(What you should do) Output exactly the lines from the first one down to the line containing "(7,7) -- (885,7);", inclusive.

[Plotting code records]
┄┄┄┄┄┄┄┄┄┄

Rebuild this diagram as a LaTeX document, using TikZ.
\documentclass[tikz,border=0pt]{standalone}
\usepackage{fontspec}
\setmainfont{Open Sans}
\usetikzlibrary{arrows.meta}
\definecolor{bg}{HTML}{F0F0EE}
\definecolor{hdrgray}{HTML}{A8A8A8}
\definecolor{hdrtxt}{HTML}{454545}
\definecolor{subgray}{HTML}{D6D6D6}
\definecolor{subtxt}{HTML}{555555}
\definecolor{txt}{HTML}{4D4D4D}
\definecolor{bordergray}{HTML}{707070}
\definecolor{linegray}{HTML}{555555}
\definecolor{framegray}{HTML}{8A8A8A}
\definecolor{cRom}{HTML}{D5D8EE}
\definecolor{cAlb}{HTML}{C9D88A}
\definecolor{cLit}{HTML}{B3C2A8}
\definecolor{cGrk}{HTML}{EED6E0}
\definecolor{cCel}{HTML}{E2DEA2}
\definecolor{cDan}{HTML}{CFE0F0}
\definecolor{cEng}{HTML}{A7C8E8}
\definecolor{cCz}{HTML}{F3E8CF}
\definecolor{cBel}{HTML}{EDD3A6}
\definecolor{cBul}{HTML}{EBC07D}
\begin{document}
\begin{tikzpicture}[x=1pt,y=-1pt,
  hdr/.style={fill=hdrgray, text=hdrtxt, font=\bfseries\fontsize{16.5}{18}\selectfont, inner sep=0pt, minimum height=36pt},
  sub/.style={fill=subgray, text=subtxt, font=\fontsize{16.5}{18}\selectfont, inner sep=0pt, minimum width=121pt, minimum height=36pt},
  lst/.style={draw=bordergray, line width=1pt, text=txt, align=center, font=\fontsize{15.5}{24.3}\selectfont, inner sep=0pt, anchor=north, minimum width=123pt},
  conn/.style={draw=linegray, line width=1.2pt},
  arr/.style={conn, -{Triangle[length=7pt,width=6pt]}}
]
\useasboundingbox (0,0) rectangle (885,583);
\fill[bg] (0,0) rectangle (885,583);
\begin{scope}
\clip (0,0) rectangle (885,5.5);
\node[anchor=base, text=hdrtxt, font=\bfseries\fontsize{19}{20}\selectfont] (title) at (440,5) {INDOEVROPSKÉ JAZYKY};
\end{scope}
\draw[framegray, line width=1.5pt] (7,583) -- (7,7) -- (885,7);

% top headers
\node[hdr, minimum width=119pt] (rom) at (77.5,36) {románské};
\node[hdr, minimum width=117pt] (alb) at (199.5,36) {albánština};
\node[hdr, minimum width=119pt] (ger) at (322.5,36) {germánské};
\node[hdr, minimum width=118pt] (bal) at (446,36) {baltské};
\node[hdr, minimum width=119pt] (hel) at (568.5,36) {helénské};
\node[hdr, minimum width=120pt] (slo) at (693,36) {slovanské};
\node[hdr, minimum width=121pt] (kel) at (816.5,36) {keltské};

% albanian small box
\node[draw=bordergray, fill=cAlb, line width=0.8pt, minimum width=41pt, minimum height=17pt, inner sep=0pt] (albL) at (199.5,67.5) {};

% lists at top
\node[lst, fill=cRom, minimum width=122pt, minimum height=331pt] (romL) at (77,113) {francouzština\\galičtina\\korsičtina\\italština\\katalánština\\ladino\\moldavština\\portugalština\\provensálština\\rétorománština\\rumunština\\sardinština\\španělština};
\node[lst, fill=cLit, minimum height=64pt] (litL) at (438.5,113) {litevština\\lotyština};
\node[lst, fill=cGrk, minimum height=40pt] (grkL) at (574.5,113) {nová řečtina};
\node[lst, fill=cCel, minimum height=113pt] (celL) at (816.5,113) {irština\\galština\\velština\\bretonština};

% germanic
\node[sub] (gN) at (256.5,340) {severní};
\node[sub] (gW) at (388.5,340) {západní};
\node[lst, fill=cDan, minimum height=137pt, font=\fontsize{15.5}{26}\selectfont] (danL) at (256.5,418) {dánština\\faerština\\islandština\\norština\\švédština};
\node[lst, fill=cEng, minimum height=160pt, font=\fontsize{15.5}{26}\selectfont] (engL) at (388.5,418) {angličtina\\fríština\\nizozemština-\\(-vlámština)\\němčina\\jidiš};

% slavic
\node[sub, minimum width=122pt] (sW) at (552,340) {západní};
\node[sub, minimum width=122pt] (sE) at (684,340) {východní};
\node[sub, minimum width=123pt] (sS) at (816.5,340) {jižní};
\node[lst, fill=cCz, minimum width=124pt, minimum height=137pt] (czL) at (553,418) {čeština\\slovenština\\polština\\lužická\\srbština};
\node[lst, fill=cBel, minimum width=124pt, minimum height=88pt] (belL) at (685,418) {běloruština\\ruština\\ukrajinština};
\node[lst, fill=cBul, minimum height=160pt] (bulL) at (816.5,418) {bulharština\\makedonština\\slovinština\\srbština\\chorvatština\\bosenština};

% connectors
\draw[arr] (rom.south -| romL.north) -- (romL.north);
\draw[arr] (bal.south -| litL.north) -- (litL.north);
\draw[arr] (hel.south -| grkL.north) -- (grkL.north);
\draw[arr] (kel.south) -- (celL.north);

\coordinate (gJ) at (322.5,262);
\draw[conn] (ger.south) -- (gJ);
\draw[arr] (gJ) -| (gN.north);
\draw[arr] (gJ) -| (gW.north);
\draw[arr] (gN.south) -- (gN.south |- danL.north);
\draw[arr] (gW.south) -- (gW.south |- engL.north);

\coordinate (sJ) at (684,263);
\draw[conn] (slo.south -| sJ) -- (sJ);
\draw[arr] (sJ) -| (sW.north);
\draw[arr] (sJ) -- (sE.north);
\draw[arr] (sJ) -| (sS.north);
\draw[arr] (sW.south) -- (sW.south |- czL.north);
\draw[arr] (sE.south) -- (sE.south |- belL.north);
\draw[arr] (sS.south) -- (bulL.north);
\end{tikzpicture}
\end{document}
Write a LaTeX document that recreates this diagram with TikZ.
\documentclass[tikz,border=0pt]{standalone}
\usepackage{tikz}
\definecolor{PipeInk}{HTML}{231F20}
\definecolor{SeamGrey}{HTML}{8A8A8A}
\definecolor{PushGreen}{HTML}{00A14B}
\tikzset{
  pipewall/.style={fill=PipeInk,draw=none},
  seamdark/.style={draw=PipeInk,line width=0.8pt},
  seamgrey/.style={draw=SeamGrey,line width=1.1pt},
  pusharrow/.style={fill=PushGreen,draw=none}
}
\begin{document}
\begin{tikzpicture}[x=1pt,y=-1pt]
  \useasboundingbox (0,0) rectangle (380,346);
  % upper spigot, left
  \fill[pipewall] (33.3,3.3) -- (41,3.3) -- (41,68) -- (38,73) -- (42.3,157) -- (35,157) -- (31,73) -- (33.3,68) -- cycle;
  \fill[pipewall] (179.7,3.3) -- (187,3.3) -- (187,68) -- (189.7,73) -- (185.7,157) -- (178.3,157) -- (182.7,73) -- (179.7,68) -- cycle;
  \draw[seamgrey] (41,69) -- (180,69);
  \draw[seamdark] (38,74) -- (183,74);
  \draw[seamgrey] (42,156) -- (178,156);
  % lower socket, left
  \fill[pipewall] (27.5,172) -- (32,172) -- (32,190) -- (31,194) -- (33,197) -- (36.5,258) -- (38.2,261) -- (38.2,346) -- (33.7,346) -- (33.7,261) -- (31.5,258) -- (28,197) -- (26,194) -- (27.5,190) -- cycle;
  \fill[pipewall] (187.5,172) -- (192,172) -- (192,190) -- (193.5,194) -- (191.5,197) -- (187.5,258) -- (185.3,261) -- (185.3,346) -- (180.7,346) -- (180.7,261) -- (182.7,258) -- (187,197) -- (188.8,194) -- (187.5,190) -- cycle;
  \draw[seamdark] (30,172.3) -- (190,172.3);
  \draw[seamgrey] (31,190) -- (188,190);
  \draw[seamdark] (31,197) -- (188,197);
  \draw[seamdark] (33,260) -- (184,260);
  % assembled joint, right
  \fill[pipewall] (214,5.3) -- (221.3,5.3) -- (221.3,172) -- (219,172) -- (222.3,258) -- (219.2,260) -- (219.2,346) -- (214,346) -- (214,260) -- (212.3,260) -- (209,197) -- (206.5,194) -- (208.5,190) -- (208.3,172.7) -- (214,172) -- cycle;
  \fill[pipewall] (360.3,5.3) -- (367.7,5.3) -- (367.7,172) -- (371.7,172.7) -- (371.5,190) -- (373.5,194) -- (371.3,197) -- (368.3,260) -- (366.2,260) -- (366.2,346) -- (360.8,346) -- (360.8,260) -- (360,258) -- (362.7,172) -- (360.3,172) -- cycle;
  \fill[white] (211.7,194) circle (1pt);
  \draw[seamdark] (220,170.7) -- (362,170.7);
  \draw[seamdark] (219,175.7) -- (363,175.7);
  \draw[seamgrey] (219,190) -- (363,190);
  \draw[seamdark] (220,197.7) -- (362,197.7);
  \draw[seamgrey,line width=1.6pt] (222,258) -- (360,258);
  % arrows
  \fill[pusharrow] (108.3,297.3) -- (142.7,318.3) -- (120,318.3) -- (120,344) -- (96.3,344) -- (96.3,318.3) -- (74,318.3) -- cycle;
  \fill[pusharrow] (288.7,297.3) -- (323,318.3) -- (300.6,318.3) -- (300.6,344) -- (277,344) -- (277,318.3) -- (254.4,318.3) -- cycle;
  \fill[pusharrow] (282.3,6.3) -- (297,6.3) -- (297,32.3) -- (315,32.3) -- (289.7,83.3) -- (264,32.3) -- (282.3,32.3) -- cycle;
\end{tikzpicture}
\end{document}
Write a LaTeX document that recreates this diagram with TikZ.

┄┄┄┄┄┄┄┄┄┄

(Solution to the exercise)
Rebuild this diagram as a LaTeX document, using TikZ.
\documentclass[tikz,border=0pt]{standalone}
\usepackage{fontspec}
\setmainfont{Open Sans}
\usetikzlibrary{arrows.meta}
\definecolor{bg}{HTML}{F0F0EE}
\definecolor{hdrgray}{HTML}{A8A8A8}
\definecolor{hdrtxt}{HTML}{454545}
\definecolor{subgray}{HTML}{D6D6D6}
\definecolor{subtxt}{HTML}{555555}
\definecolor{txt}{HTML}{4D4D4D}
\definecolor{bordergray}{HTML}{707070}
\definecolor{linegray}{HTML}{555555}
\definecolor{framegray}{HTML}{8A8A8A}
\definecolor{cRom}{HTML}{D5D8EE}
\definecolor{cAlb}{HTML}{C9D88A}
\definecolor{cLit}{HTML}{B3C2A8}
\definecolor{cGrk}{HTML}{EED6E0}
\definecolor{cCel}{HTML}{E2DEA2}
\definecolor{cDan}{HTML}{CFE0F0}
\definecolor{cEng}{HTML}{A7C8E8}
\definecolor{cCz}{HTML}{F3E8CF}
\definecolor{cBel}{HTML}{EDD3A6}
\definecolor{cBul}{HTML}{EBC07D}
\begin{document}
\begin{tikzpicture}[x=1pt,y=-1pt,
  hdr/.style={fill=hdrgray, text=hdrtxt, font=\bfseries\fontsize{16.5}{18}\selectfont, inner sep=0pt, minimum height=36pt},
  sub/.style={fill=subgray, text=subtxt, font=\fontsize{16.5}{18}\selectfont, inner sep=0pt, minimum width=121pt, minimum height=36pt},
  lst/.style={draw=bordergray, line width=1pt, text=txt, align=center, font=\fontsize{15.5}{24.3}\selectfont, inner sep=0pt, anchor=north, minimum width=123pt},
  conn/.style={draw=linegray, line width=1.2pt},
  arr/.style={conn, -{Triangle[length=7pt,width=6pt]}}
]
\useasboundingbox (0,0) rectangle (885,583);
\fill[bg] (0,0) rectangle (885,583);
\begin{scope}
\clip (0,0) rectangle (885,5.5);
\node[anchor=base, text=hdrtxt, font=\bfseries\fontsize{19}{20}\selectfont] (title) at (440,5) {INDOEVROPSKÉ JAZYKY};
\end{scope}
\draw[framegray, line width=1.5pt] (7,583) -- (7,7) -- (885,7);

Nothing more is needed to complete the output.